The sea is glittering with sunlight as the boat approaches the port. A handful of Tunisians are knocking back their beers before it’s time to head for the car deck. The boat is three hours late so it’s after midday when we emerge outside from the port buildings. At customs our bikes had to go through the x-ray machine, I still don’t know why. But at least we hadn’t had to open up all our bags. We wonder how long it would take the cars to pass through with their roofs overloaded with fridges and TVs and all kinds of other household goods, but Slim later explains that each Tunisian can, once in their lifetime, import stuff from abroad without paying duties, which suddenly explains all those overloaded cars. A bit like Crackerjack, without the cabbage.

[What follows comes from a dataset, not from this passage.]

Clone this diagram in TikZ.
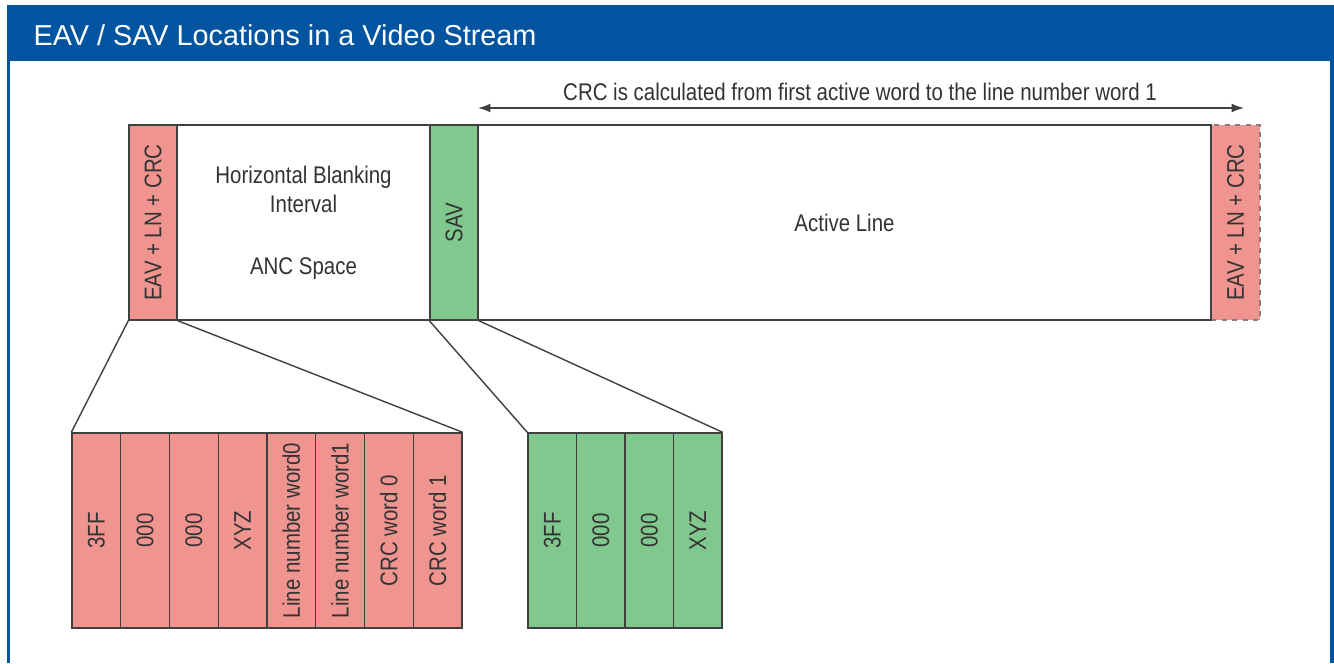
\documentclass[tikz,border=0pt]{standalone}
\usepackage{fontspec}
\setmainfont{Liberation Sans}
\newfontfamily\narrowfont{Liberation Sans}[FakeStretch=0.85]
\usepackage{tikz}
\usetikzlibrary{arrows.meta}

\definecolor{eavred}{RGB}{240,148,144}
\definecolor{savgreen}{RGB}{128,200,142}
\definecolor{frameblue}{RGB}{0,84,160}
\definecolor{linegray}{RGB}{64,64,64}
\definecolor{textgray}{RGB}{51,51,51}
\definecolor{dashgray}{RGB}{150,120,120}

\begin{document}
\begin{tikzpicture}[x=0.02cm,y=-0.02cm,line width=0.8pt]
            \tikzstyle{word}=[draw=linegray,inner sep=0pt,minimum height=3.9cm,text=textgray,font=\narrowfont\fontsize{13.7pt}{16.4pt}\selectfont]
            \tikzstyle{eav}=[word,fill=eavred,minimum width=0.96cm]
            \tikzstyle{sav}=[word,fill=savgreen,minimum width=0.96cm]
            \tikzstyle{space}=[word,fill=white,align=center]
            \tikzstyle{redcell}=[word,fill=eavred,minimum width=0.975cm]
            \tikzstyle{greencell}=[word,fill=savgreen,minimum width=0.97cm]

                \useasboundingbox (0,0) rectangle (1334,663);
                % frame and title bar
                \fill[frameblue] (7,5) rectangle (1334,663);
                \fill[white] (10,61) rectangle (1330,663);
                \node[anchor=west,text=white,font=\fontsize{16.4pt}{19pt}\selectfont] (title) at (27,35) {EAV / SAV Locations in a Video Stream};

                % one video line
                \node[eav,draw=dashgray,dashed,minimum width=0.98cm] (EAV-R) at (1235.5,222.5) {\rotatebox{90}{EAV + LN + CRC}};
                \node[eav] (EAV-L) at (153,222.5) {\rotatebox{90}{EAV + LN + CRC}};
                \node[space,minimum width=5.06cm] (HBI) at (303.5,222.5) {Horizontal Blanking\\Interval\\[0.66cm]ANC Space};
                \node[sav] (SAV) at (454,222.5) {\rotatebox{90}{SAV}};
                \node[space,minimum width=14.66cm] (ACT) at (844.5,222.5) {Active Line};

                % CRC range
                \coordinate (crc-a) at (478,108);
                \coordinate (crc-b) at (1244,108);
                \draw[{Latex[length=7pt,width=5pt]}-{Latex[length=7pt,width=5pt]},draw=linegray] (crc-a) -- (crc-b);
                \node[text=textgray,font=\narrowfont\fontsize{13.7pt}{16.4pt}\selectfont] (crc) at (860,92) {CRC is calculated from first active word to the line number word 1};

                % EAV words
                \foreach \i/\t in {1/3FF, 2/000, 3/000, 4/XYZ, 5/Line number word0, 6/Line number word1, 7/CRC word 0, 8/CRC word 1}
                    \node[redcell] (R-\i) at ({72+48.75*(\i-0.5)},530.5) {\rotatebox{90}{\t}};

                % SAV words
                \foreach \i/\t in {1/3FF, 2/000, 3/000, 4/XYZ}
                    \node[greencell] (G-\i) at ({528+48.5*(\i-0.5)},530.5) {\rotatebox{90}{\t}};

                \draw[linegray] (EAV-L.south west) -- (R-1.north west);
                \draw[linegray] (EAV-L.south east) -- (R-8.north east);
                \draw[linegray] (SAV.south west) -- (G-1.north west);
                \draw[linegray] (SAV.south east) -- (G-4.north east);
        \end{tikzpicture}
\end{document}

Slim and his wife Faten are hosting us and as they live out of the city we are saved the shock of riding into Tunis centre. Instead we mooch up the coastal road through other suburbs to La Marsa. At some point we ride past Roman ruins dotted amongst houses set inside walled compounds. Those soldiers we see are guarding the President’s palace. This is Carthage, what once was the mighty Carthage, capital of the Phoenician’s western Mediterranean empire, until the Romans finally thumped them, and made it a base for their African exploits. We realise that this little coastal stretch is the wealthiest part of the nation. We’d read that Tunisia is probably the most progressive nation in the Maghreb/Arab World and of course everyone is waiting to see how the revolution here will change things. Two years on and the new government has yet to agree on a new constitution, there’s talk of a rise in Islamic fundamentalism and only two weeks ago one of the main opposition leaders, Chokri Belaid, was assassinated. As we roll into La Marsa we pass students milling around. But they’re not burning tyres or waving banners. Just chatting, joking, holding hands. Whoah! Holding hands! Could this be a revolutionary gesture in itself?
We are greeted by Faten’s delightful mum, Dalila, who invites us into their house, a cool ground floor apartment on a low-rise block, tucked behind some greenery. She chatters away in French and it takes us a little while to catch up with her. After a cup of tea and a little conversation and time to shower we take a wander around to the cornice. The neighbourhood is very tranquil and relaxed. Late afternoon call to prayer sounds. We take a mint tea on the front. On the way back I get a haircut. The fellas in the barbers look surprised when Gayle sits down to wait. Women’s rights may be enshrined in law here, but some public places are still male preserves. When Slim gets home in the evening we go with him down to the shop to fetch some snacks and beer. He’s very relaxed and talkative and we try not to bombard him with questions. He’s working in a consultancy firm that advises on building projects. Faten, who works for the Red Cross, gets home a little later in the evening and the TV is switched on to catch the news. The Prime Minister has said he would resign if he could not get agreement to dissolve the existing government and form one of technocrats until fresh elections are held. His own party does not agree with him. The assassination seems to have worked – stalling any political progress and emphasising the divide between the majority Islamic party of Ennahda and the centre left secularists. Each evening a political talk show broadcasts, discussing current and past episodes in the political history of the nation. Slim tells us that before the revolution all that was shown on TV was folk singing and dancing. He and Faten speak excellent English so they are saved from our lousy French.